What matters is the slope of that concentration curve.
If rewards scale linearly, large holders earn proportionally more and power can entrench faster.
But that’s easy to manage through sub-linear or capped reward curves, which still reward big commitments while ensuring smaller participants remain relevant.
Again - this isn’t a flaw, it’s a tunable parameter.
Intrinsic Motivation vs Incentivized Participation
The deeper issue isn’t about mechanics - it’s about motivation.
Incentives are useful to spark engagement, but we're hurting ourselves long-term if we make it the foundation of participation. If governance becomes something people do because it pays, the culture risks turning transactional. Crypto is already full of entitlement, would argue we don't need more. When rewards stop, so does engagement.
The long-term goal should be to build a belief-driven governance culture where people contribute because they care about NEAR’s trajectory and see themselves as stewards of it. I realize that sounds naive and utopian, but we can build that kind of community and culture by taking small actions everyday, through strong leadership, and adherence to principles and values.
Incentives can help us get there, but they should fade as intrinsic motivation takes root. Governance isn’t a yield farm; it’s a shared responsibility.
Why I'm Abstaining
I support the intent of HSP-003 to align incentives for long-term, time-locked participation. I think it's the right direction, but the design needs another iteration to guarantee fairness, neutrality, and clarity of purpose.
Remember that abstaining is simply a signal: the direction is good, the implementation needs refinement.
With minor adjustments that include provider neutrality, sub-linear rewards, clear KPIs, and transparent reporting, I think this program could become a legitimate cornerstone of NEAR’s governance evolution.
But without those, it risks confusion about whether we’re rewarding conviction or simply paying for presence.
If It Moves Forward Anyways (appears it will)
If the current version passes, I’d encourage detailed metrics to inform future direction:
- How many new participants join governance?

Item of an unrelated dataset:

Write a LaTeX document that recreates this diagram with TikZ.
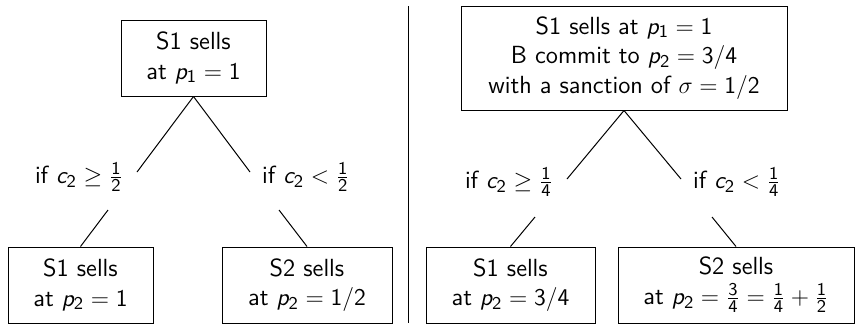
\documentclass[tikz,border=0pt]{standalone}
\DeclareSymbolFont{sfit}{OT1}{cmss}{m}{it}
\DeclareSymbolFont{sfup}{OT1}{cmss}{m}{n}
\DeclareMathSymbol{p}{\mathalpha}{sfit}{`p}
\DeclareMathSymbol{c}{\mathalpha}{sfit}{`c}
\DeclareMathSymbol{1}{\mathalpha}{sfup}{`1}
\DeclareMathSymbol{2}{\mathalpha}{sfup}{`2}
\DeclareMathSymbol{3}{\mathalpha}{sfup}{`3}
\DeclareMathSymbol{4}{\mathalpha}{sfup}{`4}
\DeclareMathSymbol{/}{\mathord}{sfup}{`/}
\begin{document}
\begin{tikzpicture}[x=0.5pt,y=-0.5pt,
  every node/.style={font=\fontsize{12.4}{14.8}\selectfont\sffamily},
  box/.style={draw,line width=0.5pt,align=center,inner sep=0pt},
  lbl/.style={inner sep=0pt},
  conn/.style={line width=0.5pt}]
\useasboundingbox (0,0) rectangle (855,328);
% divider
\coordinate (d1) at (408,6);
\coordinate (d2) at (408,323);
\draw[line width=0.5pt] (d1) -- (d2);
% left panel
\node[box,minimum width=72.5pt,minimum height=38pt] (t1) at (193.5,58) {S1 sells\\at $p_1=1$};
\node[lbl] (a1) at (79,177) {if $c_2\geq\frac12$};
\node[lbl] (b1) at (306,177) {if $c_2<\frac12$};
\node[box,minimum width=72.5pt,minimum height=38pt] (l1) at (80.5,285) {S1 sells\\at $p_2=1$};
\node[box,minimum width=85pt,minimum height=38pt] (r1) at (307,285) {S2 sells\\at $p_2=1/2$};
\coordinate (a1u) at (137,172);
\coordinate (b1u) at (250,172);
\coordinate (a1d) at (108,210);
\coordinate (b1d) at (279,210);
\draw[conn] (t1.south) -- (a1u);
\draw[conn] (t1.south) -- (b1u);
\draw[conn] (a1d) -- (l1.north);
\draw[conn] (b1d) -- (r1.north);
% right panel
\node[box,minimum width=163pt,minimum height=52pt] (t2) at (624,58) {S1 sells at $p_1=1$\\B commit to $p_2=3/4$\\with a sanction of $\sigma=1/2$};
\node[lbl] (a2) at (509,182) {if $c_2\geq\frac14$};
\node[lbl] (b2) at (737,182) {if $c_2<\frac14$};
\node[box,minimum width=84.5pt,minimum height=38pt] (l2) at (510.5,285) {S1 sells\\at $p_2=3/4$};
\node[box,minimum width=118pt,minimum height=38pt] (r2) at (736,285) {S2 sells\\at $p_2=\frac34=\frac14+\frac12$};
\coordinate (a2u) at (567,179);
\coordinate (b2u) at (681,179);
\coordinate (a2d) at (535,217);
\coordinate (b2d) at (712,217);
\draw[conn] (t2.south) -- (a2u);
\draw[conn] (t2.south) -- (b2u);
\draw[conn] (a2d) -- (l2.north);
\draw[conn] (b2d) -- (r2.north);
\end{tikzpicture}
\end{document}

- How diverse is the veNEAR holder base?
- Does power concentration rise or stabilize?
- What happens to participation once rewards stop?
The answers to those questions will show whether this program drives sustainable engagement or just temporary activity.
The Vital Point
HSP-003 comes from a good place: people who’ve spent years building NEAR’s economic engine are trying to make governance more inclusive and active. They’re certainly not steering us into trouble and they're trying to set conditions for a more participatory future.
But trust and scrutiny aren’t opposites; they’re partners. We owe it to NEAR’s long-term health to support good ideas and demand sound design.
So for now, I’m abstaining out of principle. We can and should reward engagement, but the ultimate reward is belonging. Let’s make sure we build a community and culture with a governance system that people join because they believe in it, not because it pays.